# What is required
Set all the material down again unchanged, without the pictures.

# Given material
** START **

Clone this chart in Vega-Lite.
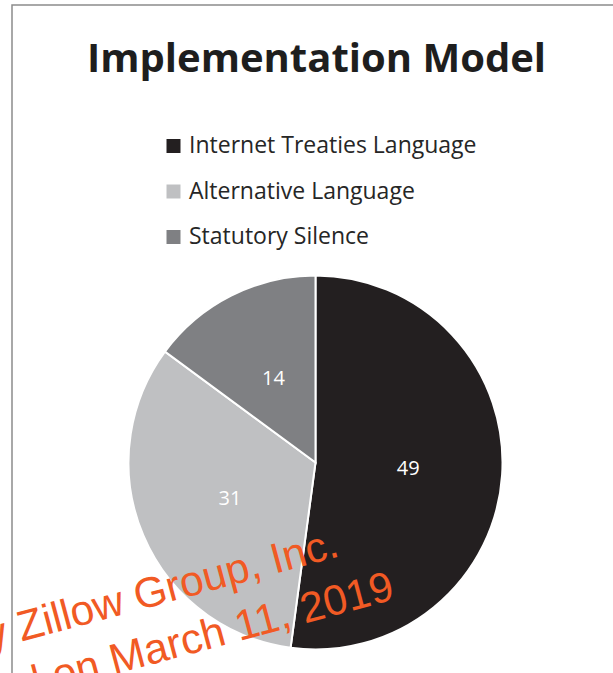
{
  "$schema": "https://vega.github.io/schema/vega-lite/v6.json",
  "autosize": "none",
  "width": 608,
  "height": 669,
  "padding": {"left": 12, "top": 5, "right": 0, "bottom": 0},
  "background": "white",
  "view": {"stroke": "#8c8c8c", "strokeWidth": 1.5},
  "config": {
    "view": {"stroke": "#8c8c8c", "strokeWidth": 1.5},
    "font": "Open Sans"
  },
  "title": {
    "text": "Implementation Model",
    "font": "Open Sans",
    "fontSize": 40,
    "fontWeight": "bold",
    "color": "#1e1e1e",
    "anchor": "start",
    "frame": "group",
    "baseline": "alphabetic",
    "offset": -107,
    "dx": 75
  },
  "layer": [
    {
      "data": {
        "values": [
          {"model": "Internet Treaties Language", "count": 49, "idx": 1},
          {"model": "Alternative Language", "count": 31, "idx": 2},
          {"model": "Statutory Silence", "count": 14, "idx": 3}
        ]
      },
      "encoding": {
        "theta": {"field": "count", "type": "quantitative", "stack": true},
        "order": {"field": "idx", "type": "quantitative"},
        "color": {
          "field": "model",
          "type": "nominal",
          "sort": ["Internet Treaties Language", "Alternative Language", "Statutory Silence"],
          "scale": {
            "domain": ["Internet Treaties Language", "Alternative Language", "Statutory Silence"],
            "range": ["#231f20", "#bfc0c2", "#7f8083"]
          },
          "legend": {
            "title": null,
            "orient": "none",
            "legendX": 150,
            "legendY": 129.5,
            "symbolType": "square",
            "symbolSize": 196,
            "symbolStrokeWidth": 0,
            "labelFont": "Open Sans",
            "labelFontSize": 23,
            "labelColor": "#262626",
            "labelOffset": 4,
            "rowPadding": 21.5,
            "labelLimit": 400
          }
        }
      },
      "layer": [
        {
          "mark": {"type": "arc", "outerRadius": 187, "stroke": "white", "strokeWidth": 2, "xOffset": -0.5, "yOffset": 123}
        },
        {
          "mark": {"type": "text", "radius": 93, "fontSize": 20, "fill": "white", "font": "Open Sans", "xOffset": -0.5, "yOffset": 123},
          "encoding": {
            "text": {"field": "count", "type": "quantitative"},
            "color": {"value": "white"}
          }
        }
      ]
    },
    {
      "data": {"values": [{"line": "Produced by Zillow Group, Inc."}]},
      "mark": {"type": "text", "x": 329, "y": 551, "align": "right", "baseline": "alphabetic", "angle": -15, "fontSize": 42.5, "font": "Liberation Sans", "fill": "#f15a24"},
      "encoding": {"text": {"field": "line"}}
    },
    {
      "data": {"values": [{"line": "Produced on March 11, 2019"}]},
      "mark": {"type": "text", "x": 384, "y": 594, "align": "right", "baseline": "alphabetic", "angle": -15, "fontSize": 42.5, "font": "Liberation Sans", "fill": "#f15a24"},
      "encoding": {"text": {"field": "line"}}
    }
  ]
}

** END **

# Result below
Clone this chart in Vega-Lite.
{
  "$schema": "https://vega.github.io/schema/vega-lite/v6.json",
  "autosize": "none",
  "width": 608,
  "height": 669,
  "padding": {"left": 12, "top": 5, "right": 0, "bottom": 0},
  "background": "white",
  "view": {"stroke": "#8c8c8c", "strokeWidth": 1.5},
  "config": {
    "view": {"stroke": "#8c8c8c", "strokeWidth": 1.5},
    "font": "Open Sans"
  },
  "title": {
    "text": "Implementation Model",
    "font": "Open Sans",
    "fontSize": 40,
    "fontWeight": "bold",
    "color": "#1e1e1e",
    "anchor": "start",
    "frame": "group",
    "baseline": "alphabetic",
    "offset": -107,
    "dx": 75
  },
  "layer": [
    {
      "data": {
        "values": [
          {"model": "Internet Treaties Language", "count": 49, "idx": 1},
          {"model": "Alternative Language", "count": 31, "idx": 2},
          {"model": "Statutory Silence", "count": 14, "idx": 3}
        ]
      },
      "encoding": {
        "theta": {"field": "count", "type": "quantitative", "stack": true},
        "order": {"field": "idx", "type": "quantitative"},
        "color": {
          "field": "model",
          "type": "nominal",
          "sort": ["Internet Treaties Language", "Alternative Language", "Statutory Silence"],
          "scale": {
            "domain": ["Internet Treaties Language", "Alternative Language", "Statutory Silence"],
            "range": ["#231f20", "#bfc0c2", "#7f8083"]
          },
          "legend": {
            "title": null,
            "orient": "none",
            "legendX": 150,
            "legendY": 129.5,
            "symbolType": "square",
            "symbolSize": 196,
            "symbolStrokeWidth": 0,
            "labelFont": "Open Sans",
            "labelFontSize": 23,
            "labelColor": "#262626",
            "labelOffset": 4,
            "rowPadding": 21.5,
            "labelLimit": 400
          }
        }
      },
      "layer": [
        {
          "mark": {"type": "arc", "outerRadius": 187, "stroke": "white", "strokeWidth": 2, "xOffset": -0.5, "yOffset": 123}
        },
        {
          "mark": {"type": "text", "radius": 93, "fontSize": 20, "fill": "white", "font": "Open Sans", "xOffset": -0.5, "yOffset": 123},
          "encoding": {
            "text": {"field": "count", "type": "quantitative"},
            "color": {"value": "white"}
          }
        }
      ]
    },
    {
      "data": {"values": [{"line": "Produced by Zillow Group, Inc."}]},
      "mark": {"type": "text", "x": 329, "y": 551, "align": "right", "baseline": "alphabetic", "angle": -15, "fontSize": 42.5, "font": "Liberation Sans", "fill": "#f15a24"},
      "encoding": {"text": {"field": "line"}}
    },
    {
      "data": {"values": [{"line": "Produced on March 11, 2019"}]},
      "mark": {"type": "text", "x": 384, "y": 594, "align": "right", "baseline": "alphabetic", "angle": -15, "fontSize": 42.5, "font": "Liberation Sans", "fill": "#f15a24"},
      "encoding": {"text": {"field": "line"}}
    }
  ]
}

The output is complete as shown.